Goal
Every line below that mentions the word "this" should be copied out.
________________________________________
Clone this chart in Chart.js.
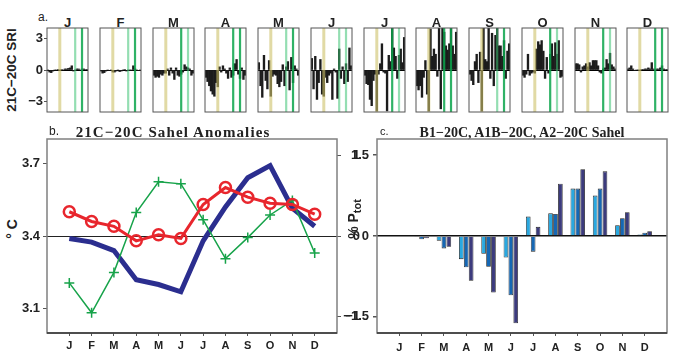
<!DOCTYPE html>
<html lang="en">
<head>
<meta charset="UTF-8">
<title>21C-20C Sahel anomalies</title>
<script src="https://cdn.jsdelivr.net/npm/chart.js"></script>
<style>
  body { margin: 0; background: #fff; }
  #fig { position: relative; width: 675px; height: 356px; overflow: hidden; font-family: "Liberation Sans", Arial, sans-serif; color: #222; }
  #fig canvas { position: absolute; }
  .txt { position: absolute; white-space: nowrap; line-height: 1; }
  .ctr { transform: translateX(-50%); }
  .rot { transform: translate(-50%, -50%) rotate(-90deg); }
  .serif { font-family: "Liberation Serif", "Times New Roman", serif; font-weight: bold; }
  b { font-weight: bold; }
</style>
</head>
<body>
<div id="fig"></div>
<script>
const months = ['J', 'F', 'M', 'A', 'M', 'J', 'J', 'A', 'S', 'O', 'N', 'D'];

// panel a: 21C-20C SRI for each model, one list per month
const sriJan = [0, -0.2, -0.25, -0.1, 0, 0, 0.05, 0, 0.05, 0, 0.1, 0.1, 0.15, 0.2, 0.4, -0.1, 0, 0.1, 0.1, 0, 0.1, 0.1, 0.05, 0.05];
const sriFeb = [-0.1, -0.3, -0.25, -0.1, 0, -0.05, 0, -0.2, -0.2, -0.1, 0, -0.15, -0.1, 0, 0.05, -0.1, 0, 0, 0, 0.4, 0.1, 0, -0.05, 0];
const sriMar = [-0.5, -0.7, -0.6, -0.7, -0.4, -0.5, -0.3, -0.3, 0.1, -0.5, 0.2, -0.3, -0.9, 0.2, -0.5, -0.6, -0.4, -0.2, 0.5, 0.3, 0.2, 0.1, -0.5, -0.3];
const sriApr = [-0.7, -1.1, -1.5, -2.0, -2.3, -2.5, -1.2, -1.6, 0.3, -0.2, 0.4, 0.1, -0.3, -0.8, 0.2, -0.7, -0.5, 0.6, 1.0, -0.4, -0.8, 0.2, -0.9, -0.5];
const sriMay = [0.7, -1.5, -2.6, 1.4, -1.0, -1.8, 0.9, -2.5, -0.6, -0.4, -0.5, -1.3, -1.6, -1.1, 0.5, -1.5, 0.3, 0.8, -1.9, 1.2, -1.2, 0.4, 0.1, -0.5];
const sriJun = [1.1, -1.8, 1.3, -2.8, -1.2, 1.0, -2.3, -2.5, -0.7, -1.2, -0.5, -0.3, -2.8, 0.1, -0.2, -2.7, 2.0, -0.8, 0.3, -1.3, 0.6, -1.1, 2.1, 0.4];
const sriJul = [-0.5, -1.3, -1.4, -2.8, -3.4, -1.0, -0.4, -3.9, -0.4, 0.6, 2.5, -0.2, -0.3, -3.9, 1.4, 0.8, 4.0, 2.1, 1.3, -0.8, 1.4, 2.0, 0.7, 3.1];
const sriAug = [-1.5, -1.9, -1.5, -2.6, -0.7, 0.9, -2.3, -3.9, 3.9, 1.3, 2.0, 1.5, -0.6, 4.0, -3.7, 4.0, 3.6, 2.3, 1.9, 2.5, 4.0, 2.3, 1.5, 3.6];
const sriSep = [-0.4, -1.0, -1.4, 0.8, 1.5, -1.2, 1.7, -3.9, 4.0, 1.0, 0.8, 4.0, -0.8, 3.5, -1.5, 3.3, 4.0, 2.3, 2.3, 1.3, 2.8, -0.8, 1.8, 2.5];
const sriOct = [-0.5, -0.7, -0.4, 1.5, -0.5, -0.3, -0.2, -0.3, 2.0, 2.7, 2.4, 2.8, 1.8, -0.8, 1.2, -0.3, 1.5, 2.5, 1.3, 2.6, 1.5, 2.8, -0.7, -0.6];
const sriNov = [0.6, 0.6, 0.5, -0.2, 0.3, 0.4, 0.6, 0.3, 0.7, 0.4, 0.9, 0.9, 0.9, 0.4, -0.2, -0.3, 0.1, 0.2, 1.0, 0.6, 1.6, 0.5, 0.3, 0.1];
const sriDec = [0.1, 0.2, 0.4, 0.1, -0.05, 0, 0, 0, 0.05, 0.05, 0.1, 0.1, 0.2, 0.1, 0.7, 0.1, 0, 0.1, 0.1, 0.2, 0.4, 0.1, 0.05, 0.05];
const sriTicks = [-3, 0, 3];
// models picked out with vertical lines in panel a
const markedModels = [7, 16, 20];

// panel b: 21C-20C Sahel anomalies
const tAnomaly = [3.39, 3.375, 3.34, 3.22, 3.20, 3.17, 3.38, 3.52, 3.64, 3.69, 3.515, 3.44];
const tAnomalyAlt = [3.50, 3.46, 3.44, 3.38, 3.405, 3.39, 3.53, 3.60, 3.56, 3.535, 3.53, 3.49];
const pAnomaly = [-0.58, -0.95, -0.45, 0.29, 0.67, 0.645, 0.20, -0.28, -0.02, 0.26, 0.44, -0.21];
const tempTicks = [3.1, 3.4, 3.7];
const precipTicks = [-1, 0, 1];

// panel c: B1-20C, A1B-20C, A2-20C Sahel (% Ptot)
const b1 = [0, -0.01, -0.09, -0.43, -0.33, -0.40, 0.36, 0.42, 0.88, 0.75, 0.20, 0.03];
const a1b = [0, -0.06, -0.23, -0.58, -0.57, -1.10, -0.29, 0.41, 0.88, 0.88, 0.33, 0.06];
const a2 = [0, -0.04, -0.20, -0.83, -1.05, -1.62, 0.17, 0.97, 1.24, 1.20, 0.44, 0.09];
const scenTicks = [-1.5, 0, 1.5];

const fig = document.getElementById('fig');

function addCanvas(left, top, w, h) {
  const c = document.createElement('canvas');
  c.width = w; c.height = h;
  c.style.left = left + 'px'; c.style.top = top + 'px';
  c.style.width = w + 'px'; c.style.height = h + 'px';
  fig.appendChild(c);
  return c;
}

function addText(html, left, top, cls, css) {
  const d = document.createElement('div');
  d.className = 'txt ' + (cls || '');
  d.innerHTML = html;
  d.style.left = left + 'px';
  d.style.top = top + 'px';
  Object.assign(d.style, css || {});
  fig.appendChild(d);
}

const minus = v => String(v).replace('-', '\u2212');
const pts = arr => arr.map((v, i) => ({ x: i + 1, y: v }));
const fixTicks = list => scale => { scale.ticks = list.map(v => ({ value: v })); };
const tickFont = { family: 'Liberation Sans', weight: 'bold', size: 13 };
const monthFont = { family: 'Liberation Sans', weight: 'bold', size: 11 };

// box round each plot (bottom axis a bit darker)
const framePlugin = {
  id: 'frame',
  afterDraw(chart, args, opts) {
    const { ctx, chartArea: a } = chart;
    ctx.save();
    ctx.strokeStyle = opts.color;
    ctx.lineWidth = opts.width;
    ctx.strokeRect(a.left, a.top, a.right - a.left, a.bottom - a.top);
    if (opts.bottom) {
      ctx.strokeStyle = opts.bottom;
      ctx.beginPath();
      ctx.moveTo(a.left, a.bottom);
      ctx.lineTo(a.right, a.bottom);
      ctx.stroke();
    }
    ctx.restore();
  }
};

// vertical lines over the marked models
const markerPlugin = {
  id: 'markers',
  afterDatasetsDraw(chart, args, opts) {
    const { ctx, chartArea: a, scales: { x } } = chart;
    ctx.save();
    markedModels.forEach((m, k) => {
      const px = x.getPixelForValue(m);
      ctx.strokeStyle = opts.colors[k];
      ctx.lineWidth = k === 0 ? 3 : 2.2;
      ctx.beginPath();
      ctx.moveTo(px, a.top);
      ctx.lineTo(px, a.bottom);
      ctx.stroke();
    });
    ctx.restore();
  }
};

// ---------- panel a ----------
const KHAKI = 'rgba(205,193,105,0.6)';
const LIGHTG = 'rgba(60,195,115,0.55)';
const DARKG = 'rgba(10,165,75,0.85)';
const greenPairs = [
  [LIGHTG, DARKG], [LIGHTG, DARKG], [DARKG, LIGHTG], [DARKG, DARKG],
  [LIGHTG, DARKG], [LIGHTG, LIGHTG], [DARKG, LIGHTG], [DARKG, DARKG],
  [LIGHTG, DARKG], [DARKG, LIGHTG], [DARKG, LIGHTG], [DARKG, DARKG]
];
const sriByMonth = [sriJan, sriFeb, sriMar, sriApr, sriMay, sriJun, sriJul, sriAug, sriSep, sriOct, sriNov, sriDec];

addText('a.', 38, 10.5, '', { fontSize: '12px' });
addText('<b>21C\u221220C SRI</b>', 11.5, 69.5, 'rot', { fontSize: '13.5px' });

sriByMonth.forEach((vals, i) => {
  const x0 = Math.round(47 + i * 52.75);
  addText('<b>' + months[i] + '</b>', x0 + 20.5, 15.5, 'ctr', { fontSize: '13px' });
  // plot box: x0..x0+41, y 28..112
  const c = addCanvas(x0 - 40, 18, 83, 104);
  new Chart(c, {
    type: 'bar',
    data: {
      labels: vals.map((v, k) => k + 1),
      datasets: [{ data: vals, backgroundColor: '#1c1c1c', barPercentage: 1, categoryPercentage: 1 }]
    },
    options: {
      responsive: false,
      animation: false,
      layout: { padding: { top: 10, bottom: 10, right: 2 } },
      plugins: {
        legend: { display: false },
        tooltip: { enabled: false },
        frame: { color: '#555', width: 1 },
        markers: { colors: [KHAKI].concat(greenPairs[i]) }
      },
      scales: {
        x: { display: false },
        y: {
          min: -4, max: 4,
          afterBuildTicks: fixTicks(sriTicks),
          afterFit: s => { s.width = 40; },
          border: { display: false },
          grid: {
            color: ctx => ctx.tick && ctx.tick.value === 0 ? '#000' : 'rgba(0,0,0,0)',
            tickColor: i === 0 ? '#555' : 'rgba(0,0,0,0)',
            tickLength: 3
          },
          ticks: {
            padding: 1,
            color: i === 0 ? '#222' : 'rgba(0,0,0,0)',
            font: { family: 'Liberation Sans', weight: 'bold', size: 13, lineHeight: 1 },
            callback: v => minus(v)
          }
        }
      }
    },
    plugins: [framePlugin, markerPlugin]
  });
});

// ---------- panel b ----------
addText('b.', 49, 125, '', { fontSize: '12px' });
addText('21C\u221220C Sahel Anomalies', 173, 125, 'serif ctr', { fontSize: '15px', letterSpacing: '1.1px' });
addText('<b>\u00b0 C</b>', 12.4, 228.5, 'rot', { fontSize: '14px' });

const cb = addCanvas(0, 125, 360, 231);
new Chart(cb, {
  type: 'line',
  data: {
    datasets: [
      { label: 'red', data: pts(tAnomalyAlt), yAxisID: 'y', borderColor: '#e8262d', borderWidth: 3,
        pointStyle: 'circle', pointRadius: 5.5, pointBorderWidth: 2.5, pointBorderColor: '#e8262d', pointBackgroundColor: 'rgba(0,0,0,0)' },
      { label: 'green', data: pts(pAnomaly), yAxisID: 'y2', borderColor: '#17a34a', borderWidth: 1.5,
        pointStyle: 'cross', pointRadius: 5, pointBorderWidth: 1.5, pointBorderColor: '#17a34a' },
      { label: 'blue', data: pts(tAnomaly), yAxisID: 'y', borderColor: '#2b2e8f', borderWidth: 5, pointRadius: 0 }
    ]
  },
  options: {
    responsive: false,
    animation: false,
    layout: { padding: { top: 14 } },
    plugins: { legend: { display: false }, tooltip: { enabled: false }, frame: { color: '#808080', width: 1.5, bottom: '#333' } },
    scales: {
      x: {
        type: 'linear', min: 0, max: 13,
        afterBuildTicks: fixTicks(months.map((m, i) => i + 1)),
        afterFit: s => { s.height = 23; },
        border: { display: false },
        grid: { drawOnChartArea: false, tickLength: 3, tickColor: '#555' },
        ticks: { autoSkip: false, maxRotation: 0, padding: 3, color: '#222', font: monthFont, callback: v => months[v - 1] }
      },
      y: {
        position: 'left', min: 3.0, max: 3.8,
        afterBuildTicks: fixTicks(tempTicks),
        afterFit: s => { s.width = 47; },
        border: { display: false },
        grid: { color: ctx => ctx.tick && ctx.tick.value === 3.4 ? '#222' : 'rgba(0,0,0,0)', tickColor: '#555', tickLength: 4 },
        ticks: { padding: 3, color: '#222', font: tickFont, callback: v => v.toFixed(1) }
      },
      y2: {
        position: 'right', min: -1.2, max: 1.2,
        afterBuildTicks: fixTicks(precipTicks),
        afterFit: s => { s.width = 23; },
        border: { display: false },
        grid: { drawOnChartArea: false, tickColor: '#555', tickLength: 4 },
        ticks: { crossAlign: 'far', padding: -4, color: '#222', font: tickFont, callback: v => minus(v) }
      }
    }
  },
  plugins: [framePlugin]
});
addText('<b>% P<sub style="font-size:11px;vertical-align:-3px">tot</sub></b>', 354, 218.5, 'rot', { fontSize: '14px' });

// ---------- panel c ----------
addText('c.', 380, 126, '', { fontSize: '11px' });
addText('B1\u221220C, A1B\u221220C, A2\u221220C Sahel', 522, 126, 'serif ctr', { fontSize: '14px' });

const cc = addCanvas(335, 125, 340, 231);
new Chart(cc, {
  type: 'bar',
  data: {
    datasets: [
      { label: 'B1\u221220C', data: pts(b1), backgroundColor: '#29a8e0' },
      { label: 'A1B\u221220C', data: pts(a1b), backgroundColor: '#1567b4' },
      { label: 'A2\u221220C', data: pts(a2), backgroundColor: '#3c3b7d' }
    ]
  },
  options: {
    responsive: false,
    animation: false,
    datasets: { bar: { borderColor: '#222', borderWidth: 0.8, categoryPercentage: 0.66, barPercentage: 0.95 } },
    layout: { padding: { top: 14, right: 8 } },
    plugins: { legend: { display: false }, tooltip: { enabled: false }, frame: { color: '#808080', width: 1.5, bottom: '#333' } },
    scales: {
      x: {
        type: 'linear', min: 0, max: 13, offset: false,
        afterBuildTicks: fixTicks(months.map((m, i) => i + 1)),
        afterFit: s => { s.height = 23; },
        border: { display: false },
        grid: { offset: false, drawOnChartArea: false, tickLength: 3, tickColor: '#555' },
        ticks: { autoSkip: false, maxRotation: 0, padding: 5, color: '#222', font: monthFont, callback: v => months[v - 1] }
      },
      y: {
        min: -1.8, max: 1.8,
        afterBuildTicks: fixTicks(scenTicks),
        afterFit: s => { s.width = 42; },
        border: { display: false },
        grid: { color: ctx => ctx.tick && ctx.tick.value === 0 ? '#111' : 'rgba(0,0,0,0)', lineWidth: 1.5, tickColor: '#555', tickLength: 4 },
        ticks: { padding: 4, color: '#222', font: tickFont, callback: v => v === 0 ? '0' : minus(v.toFixed(1)) }
      }
    }
  },
  plugins: [framePlugin]
});
</script>
</body>
</html>
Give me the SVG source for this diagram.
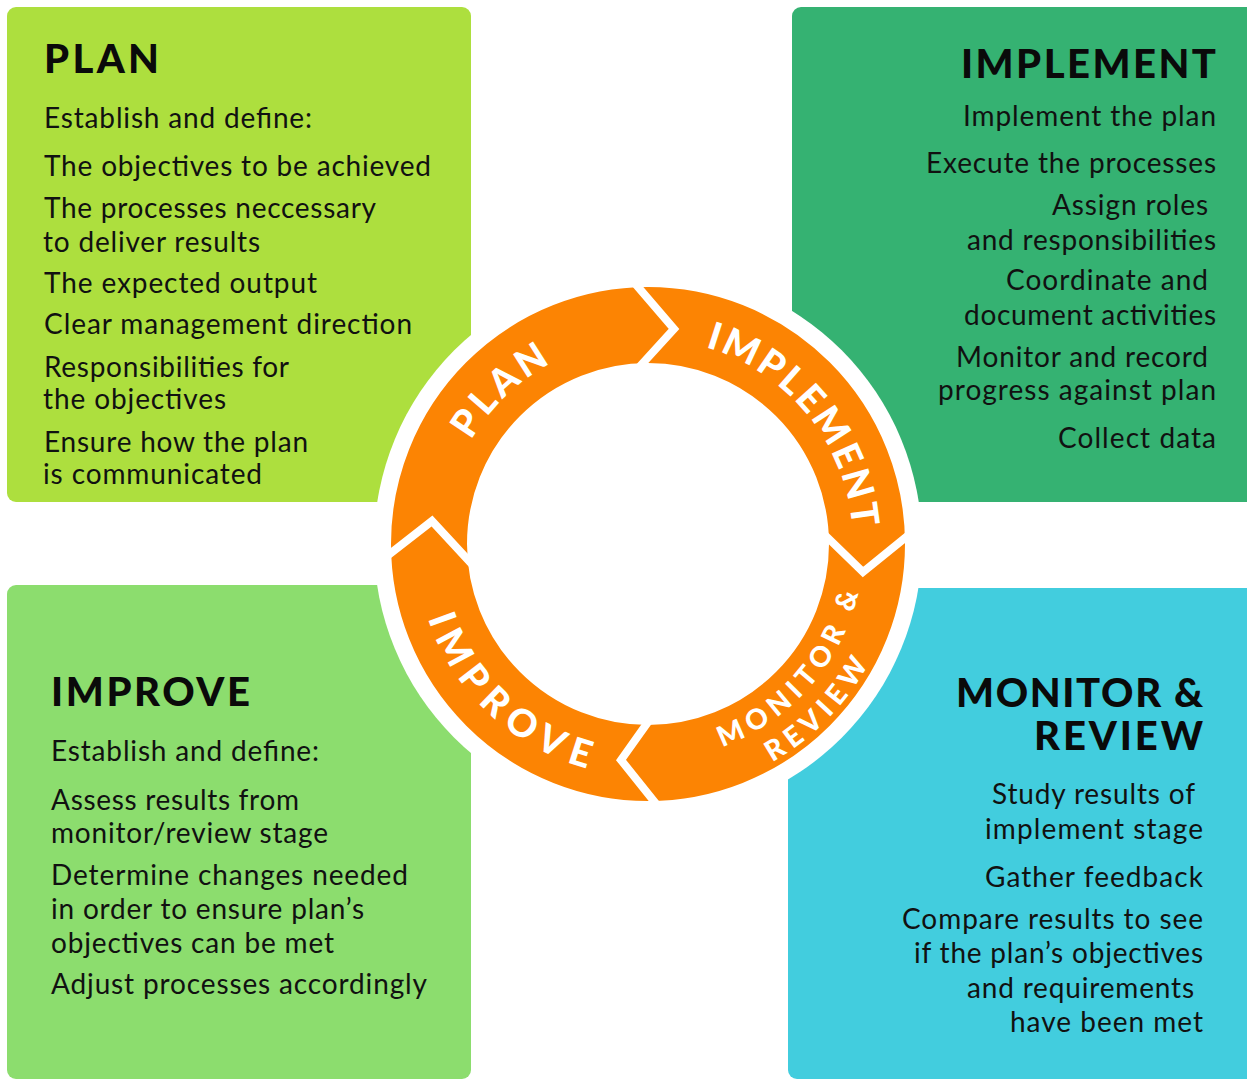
<svg xmlns="http://www.w3.org/2000/svg" width="1247" height="1080" viewBox="0 0 1247 1080">
<style>
.body{font-family:Lato,"Noto Sans",sans-serif;font-size:28px;fill:#111}
.title{font-family:Lato,"Noto Sans",sans-serif;font-weight:900;font-size:40px;fill:#0a0a0a}
.ring{font-family:Lato,"Noto Sans",sans-serif;font-weight:900;font-size:38px;fill:#fff}
.ring2{font-family:Lato,"Noto Sans",sans-serif;font-weight:900;font-size:28px;fill:#fff}
.sep{fill:none;stroke:#fff;stroke-width:8;stroke-linejoin:miter}
</style>
<defs>
<path id="pPlan" d="M446.1,508.4 A205,205 0 0 1 619.5,341.0"/>
<path id="pImpl" d="M668.7,340.0 A205,205 0 0 1 851.9,564.7"/>
<path id="pMon" d="M666.8,759.2 A216,216 0 0 0 863.9,536.5"/>
<path id="pRev" d="M691.6,791.2 A251,251 0 0 0 895.9,583.3"/>
<path id="pImp" d="M419.6,587.2 A232.5,232.5 0 0 0 618.5,774.6"/>
</defs>
<rect width="1247" height="1080" fill="#fff"/>

<g id="plan">
<rect x="7" y="7" width="464" height="495" rx="9" fill="#ADDF3E"/>
<text class="title" x="44" y="73" textLength="115">PLAN</text>
<text class="body" x="44" y="128" textLength="268">Establish and define:</text>
<text class="body" x="44" y="176" textLength="387">The objectives to be achieved</text>
<text class="body" x="44" y="218" textLength="332">The processes neccessary</text>
<text class="body" x="43" y="252" textLength="217">to deliver results</text>
<text class="body" x="44" y="293" textLength="273">The expected output</text>
<text class="body" x="44" y="334" textLength="368">Clear management direction</text>
<text class="body" x="44" y="377" textLength="245">Responsibilities for</text>
<text class="body" x="43" y="409" textLength="183">the objectives</text>
<text class="body" x="44" y="452" textLength="264">Ensure how the plan</text>
<text class="body" x="43" y="484" textLength="219">is communicated</text>
</g>

<g id="implement">
<rect x="792" y="7" width="470" height="495" rx="9" fill="#35B272"/>
<text class="title" x="961" y="78" textLength="255">IMPLEMENT</text>
<text class="body" x="963" y="126" textLength="253">Implement the plan</text>
<text class="body" x="926" y="173" textLength="290">Execute the processes</text>
<text class="body" x="1052" y="215" textLength="156">Assign roles</text>
<text class="body" x="967" y="250" textLength="249">and responsibilities</text>
<text class="body" x="1006" y="290" textLength="202">Coordinate and</text>
<text class="body" x="964" y="325" textLength="252">document activities</text>
<text class="body" x="956" y="367" textLength="252">Monitor and record</text>
<text class="body" x="938" y="400" textLength="278">progress against plan</text>
<text class="body" x="1058" y="448" textLength="158">Collect data</text>
</g>

<g id="monitor-review">
<rect x="788" y="588" width="474" height="491" rx="9" fill="#42CDDE"/>
<text class="title" x="956" y="707" textLength="247">MONITOR &amp;</text>
<text class="title" x="1034" y="750" textLength="169">REVIEW</text>
<text class="body" x="992" y="804" textLength="203">Study results of</text>
<text class="body" x="985" y="839" textLength="218">implement stage</text>
<text class="body" x="985" y="887" textLength="218">Gather feedback</text>
<text class="body" x="902" y="929" textLength="301">Compare results to see</text>
<text class="body" x="914" y="963" textLength="289">if the plan’s objectives</text>
<text class="body" x="967" y="998" textLength="227">and requirements</text>
<text class="body" x="1010" y="1032" textLength="193">have been met</text>
</g>

<g id="improve">
<rect x="7" y="585" width="464" height="494" rx="9" fill="#8CDD6E"/>
<text class="title" x="51" y="706" textLength="199">IMPROVE</text>
<text class="body" x="51" y="761" textLength="268">Establish and define:</text>
<text class="body" x="51" y="810" textLength="248">Assess results from</text>
<text class="body" x="51" y="843" textLength="277">monitor/review stage</text>
<text class="body" x="51" y="885" textLength="357">Determine changes needed</text>
<text class="body" x="51" y="919" textLength="313">in order to ensure plan’s</text>
<text class="body" x="51" y="953" textLength="283">objectives can be met</text>
<text class="body" x="51" y="994" textLength="376">Adjust processes accordingly</text>
</g>

<g id="connectors">
<circle cx="648" cy="544" r="274" fill="#fff"/>
<circle cx="648" cy="544" r="219" fill="none" stroke="#FC8403" stroke-width="76"/>
<polyline class="sep" points="631.5,279.4 674,329 635.3,371.4"/>
<polyline class="sep" points="912.8,531.7 863,572 822.8,533"/>
<polyline class="sep" points="653.8,713.9 621,760 659.2,807.8"/>
<polyline class="sep" points="383.1,559.2 432,521 474.8,567.3"/>
</g>

<g id="cycle-labels">
<text class="ring" text-anchor="middle"><textPath href="#pPlan" startOffset="50%" textLength="112">PLAN</textPath></text>
<text class="ring" text-anchor="middle"><textPath href="#pImpl" startOffset="50%" textLength="247">IMPLEMENT</textPath></text>
<text class="ring2" text-anchor="middle"><textPath href="#pMon" startOffset="50%" textLength="214">MONITOR &amp;</textPath></text>
<text class="ring2" text-anchor="middle"><textPath href="#pRev" startOffset="50%" textLength="139">REVIEW</textPath></text>
<text class="ring" text-anchor="middle"><textPath href="#pImp" startOffset="50%" textLength="228">IMPROVE</textPath></text>
</g>
</svg>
________________________________________
Task output
Clone this chart in Chart.js.
Give me the SVG source for this diagram.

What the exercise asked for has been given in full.